● **DIRECTION**
Write out the listing, please, but only from its first line through the line containing "-23.8, lower: -40.6", exactly as given and without pictures.

● **AVAILABLE DATA**
......
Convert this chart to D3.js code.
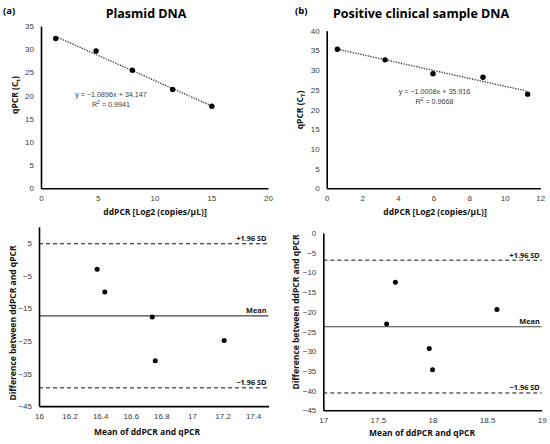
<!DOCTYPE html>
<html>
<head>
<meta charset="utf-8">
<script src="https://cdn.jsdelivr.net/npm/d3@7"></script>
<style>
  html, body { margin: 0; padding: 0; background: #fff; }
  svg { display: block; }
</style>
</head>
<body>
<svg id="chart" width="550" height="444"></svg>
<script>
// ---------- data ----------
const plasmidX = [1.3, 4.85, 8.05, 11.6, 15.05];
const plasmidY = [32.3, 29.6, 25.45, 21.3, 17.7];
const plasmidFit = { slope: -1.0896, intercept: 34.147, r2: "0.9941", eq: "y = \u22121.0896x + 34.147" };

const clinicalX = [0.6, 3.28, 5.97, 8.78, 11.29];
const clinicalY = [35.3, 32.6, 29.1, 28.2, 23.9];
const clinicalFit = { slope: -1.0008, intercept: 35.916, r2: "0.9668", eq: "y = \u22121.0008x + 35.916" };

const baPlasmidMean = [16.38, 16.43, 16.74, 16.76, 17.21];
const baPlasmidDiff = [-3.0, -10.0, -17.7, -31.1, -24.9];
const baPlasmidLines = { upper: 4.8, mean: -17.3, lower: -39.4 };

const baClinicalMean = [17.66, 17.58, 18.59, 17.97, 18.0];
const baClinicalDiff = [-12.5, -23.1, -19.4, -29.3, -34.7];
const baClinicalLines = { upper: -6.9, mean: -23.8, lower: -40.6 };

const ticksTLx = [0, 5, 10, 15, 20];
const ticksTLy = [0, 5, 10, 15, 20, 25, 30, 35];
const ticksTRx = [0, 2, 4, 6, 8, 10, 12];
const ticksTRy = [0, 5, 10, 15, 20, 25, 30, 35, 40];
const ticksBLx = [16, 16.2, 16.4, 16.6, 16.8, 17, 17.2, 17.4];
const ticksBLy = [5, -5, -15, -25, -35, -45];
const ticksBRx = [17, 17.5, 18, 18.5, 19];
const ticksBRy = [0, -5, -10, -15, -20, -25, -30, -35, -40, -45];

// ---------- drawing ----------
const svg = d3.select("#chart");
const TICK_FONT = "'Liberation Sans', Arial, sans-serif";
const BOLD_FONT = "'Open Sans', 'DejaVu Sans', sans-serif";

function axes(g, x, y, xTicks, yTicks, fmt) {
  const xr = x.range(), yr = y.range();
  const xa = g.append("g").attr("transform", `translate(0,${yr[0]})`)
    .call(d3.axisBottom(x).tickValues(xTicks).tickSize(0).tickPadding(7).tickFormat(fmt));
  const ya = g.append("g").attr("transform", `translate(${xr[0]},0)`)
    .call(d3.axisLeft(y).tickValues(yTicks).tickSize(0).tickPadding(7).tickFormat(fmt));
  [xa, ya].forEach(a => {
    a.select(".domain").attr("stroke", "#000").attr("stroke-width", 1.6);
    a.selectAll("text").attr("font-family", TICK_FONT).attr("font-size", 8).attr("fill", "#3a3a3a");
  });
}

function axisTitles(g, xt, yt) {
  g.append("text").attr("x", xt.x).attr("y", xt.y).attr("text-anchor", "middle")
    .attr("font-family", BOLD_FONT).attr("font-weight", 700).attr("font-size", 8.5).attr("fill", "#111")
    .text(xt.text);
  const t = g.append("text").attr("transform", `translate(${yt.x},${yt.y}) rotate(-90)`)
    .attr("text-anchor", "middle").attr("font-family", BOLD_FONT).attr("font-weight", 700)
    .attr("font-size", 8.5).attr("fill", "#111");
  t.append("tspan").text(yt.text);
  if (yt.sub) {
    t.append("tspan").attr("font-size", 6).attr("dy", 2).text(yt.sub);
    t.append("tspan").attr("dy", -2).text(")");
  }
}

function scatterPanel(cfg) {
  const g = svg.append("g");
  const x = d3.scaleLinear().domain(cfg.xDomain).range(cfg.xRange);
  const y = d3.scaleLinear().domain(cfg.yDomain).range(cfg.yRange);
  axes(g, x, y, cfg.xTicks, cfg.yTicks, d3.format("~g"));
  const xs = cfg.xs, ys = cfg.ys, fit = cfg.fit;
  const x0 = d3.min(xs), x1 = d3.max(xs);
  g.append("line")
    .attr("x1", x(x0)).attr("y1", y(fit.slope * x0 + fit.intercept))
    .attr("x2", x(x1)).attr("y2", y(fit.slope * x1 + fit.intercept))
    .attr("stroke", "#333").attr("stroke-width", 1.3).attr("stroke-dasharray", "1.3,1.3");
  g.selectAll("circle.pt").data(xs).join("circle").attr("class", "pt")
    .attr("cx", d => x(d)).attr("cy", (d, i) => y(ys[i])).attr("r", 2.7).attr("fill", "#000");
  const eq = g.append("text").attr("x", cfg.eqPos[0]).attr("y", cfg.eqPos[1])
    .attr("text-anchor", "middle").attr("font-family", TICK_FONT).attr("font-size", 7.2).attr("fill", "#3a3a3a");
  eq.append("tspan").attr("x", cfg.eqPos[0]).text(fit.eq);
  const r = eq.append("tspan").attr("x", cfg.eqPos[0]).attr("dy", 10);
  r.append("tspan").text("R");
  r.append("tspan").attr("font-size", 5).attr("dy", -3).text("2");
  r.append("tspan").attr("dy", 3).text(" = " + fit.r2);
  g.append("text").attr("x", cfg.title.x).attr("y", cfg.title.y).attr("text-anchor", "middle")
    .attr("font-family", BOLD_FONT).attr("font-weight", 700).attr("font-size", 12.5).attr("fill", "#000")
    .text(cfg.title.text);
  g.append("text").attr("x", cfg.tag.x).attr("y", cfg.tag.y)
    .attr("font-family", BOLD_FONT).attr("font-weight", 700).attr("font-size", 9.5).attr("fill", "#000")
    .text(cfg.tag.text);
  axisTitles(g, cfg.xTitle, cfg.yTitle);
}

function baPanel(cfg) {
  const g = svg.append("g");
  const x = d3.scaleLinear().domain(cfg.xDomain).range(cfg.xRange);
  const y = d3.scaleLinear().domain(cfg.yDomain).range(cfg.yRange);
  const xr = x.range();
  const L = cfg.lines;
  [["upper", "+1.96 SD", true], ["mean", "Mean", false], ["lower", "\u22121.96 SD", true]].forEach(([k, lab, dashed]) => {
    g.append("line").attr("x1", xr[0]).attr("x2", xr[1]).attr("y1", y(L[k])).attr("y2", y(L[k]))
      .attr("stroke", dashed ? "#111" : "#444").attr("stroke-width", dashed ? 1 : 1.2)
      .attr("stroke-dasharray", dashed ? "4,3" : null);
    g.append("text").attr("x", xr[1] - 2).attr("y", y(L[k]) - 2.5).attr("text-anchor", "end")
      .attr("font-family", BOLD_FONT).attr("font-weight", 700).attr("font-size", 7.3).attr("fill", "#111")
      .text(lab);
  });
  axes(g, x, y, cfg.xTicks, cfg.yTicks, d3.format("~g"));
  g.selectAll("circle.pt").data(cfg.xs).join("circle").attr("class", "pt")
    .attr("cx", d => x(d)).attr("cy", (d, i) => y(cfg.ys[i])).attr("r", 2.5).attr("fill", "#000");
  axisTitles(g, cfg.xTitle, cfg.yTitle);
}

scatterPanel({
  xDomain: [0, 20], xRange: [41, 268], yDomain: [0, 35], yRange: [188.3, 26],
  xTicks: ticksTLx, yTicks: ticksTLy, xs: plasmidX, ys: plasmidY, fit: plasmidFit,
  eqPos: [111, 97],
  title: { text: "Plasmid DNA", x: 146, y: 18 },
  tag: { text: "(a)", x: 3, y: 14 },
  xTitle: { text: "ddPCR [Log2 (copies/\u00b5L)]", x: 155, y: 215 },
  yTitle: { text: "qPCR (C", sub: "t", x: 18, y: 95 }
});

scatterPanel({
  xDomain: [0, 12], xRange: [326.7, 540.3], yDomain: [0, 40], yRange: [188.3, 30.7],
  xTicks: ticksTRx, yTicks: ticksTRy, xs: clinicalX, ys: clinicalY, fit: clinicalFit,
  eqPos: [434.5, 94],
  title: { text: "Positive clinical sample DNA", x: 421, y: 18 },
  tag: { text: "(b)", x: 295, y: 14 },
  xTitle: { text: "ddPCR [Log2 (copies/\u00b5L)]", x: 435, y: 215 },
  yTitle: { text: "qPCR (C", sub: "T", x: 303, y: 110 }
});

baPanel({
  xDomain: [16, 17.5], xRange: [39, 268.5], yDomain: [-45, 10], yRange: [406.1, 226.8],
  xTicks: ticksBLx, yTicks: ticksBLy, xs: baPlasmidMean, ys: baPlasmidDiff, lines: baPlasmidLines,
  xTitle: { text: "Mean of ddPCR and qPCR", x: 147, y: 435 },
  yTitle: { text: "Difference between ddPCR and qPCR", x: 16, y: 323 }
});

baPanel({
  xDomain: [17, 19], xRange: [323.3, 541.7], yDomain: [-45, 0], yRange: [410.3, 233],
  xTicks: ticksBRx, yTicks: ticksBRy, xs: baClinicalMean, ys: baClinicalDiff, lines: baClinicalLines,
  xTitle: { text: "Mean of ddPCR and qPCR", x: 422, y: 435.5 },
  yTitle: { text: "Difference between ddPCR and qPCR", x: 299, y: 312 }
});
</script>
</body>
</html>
......
● **SOLUTION**
Convert this chart to D3.js code.
<!DOCTYPE html>
<html>
<head>
<meta charset="utf-8">
<script src="https://cdn.jsdelivr.net/npm/d3@7"></script>
<style>
  html, body { margin: 0; padding: 0; background: #fff; }
  svg { display: block; }
</style>
</head>
<body>
<svg id="chart" width="550" height="444"></svg>
<script>
// ---------- data ----------
const plasmidX = [1.3, 4.85, 8.05, 11.6, 15.05];
const plasmidY = [32.3, 29.6, 25.45, 21.3, 17.7];
const plasmidFit = { slope: -1.0896, intercept: 34.147, r2: "0.9941", eq: "y = \u22121.0896x + 34.147" };

const clinicalX = [0.6, 3.28, 5.97, 8.78, 11.29];
const clinicalY = [35.3, 32.6, 29.1, 28.2, 23.9];
const clinicalFit = { slope: -1.0008, intercept: 35.916, r2: "0.9668", eq: "y = \u22121.0008x + 35.916" };

const baPlasmidMean = [16.38, 16.43, 16.74, 16.76, 17.21];
const baPlasmidDiff = [-3.0, -10.0, -17.7, -31.1, -24.9];
const baPlasmidLines = { upper: 4.8, mean: -17.3, lower: -39.4 };

const baClinicalMean = [17.66, 17.58, 18.59, 17.97, 18.0];
const baClinicalDiff = [-12.5, -23.1, -19.4, -29.3, -34.7];
const baClinicalLines = { upper: -6.9, mean: -23.8, lower: -40.6 };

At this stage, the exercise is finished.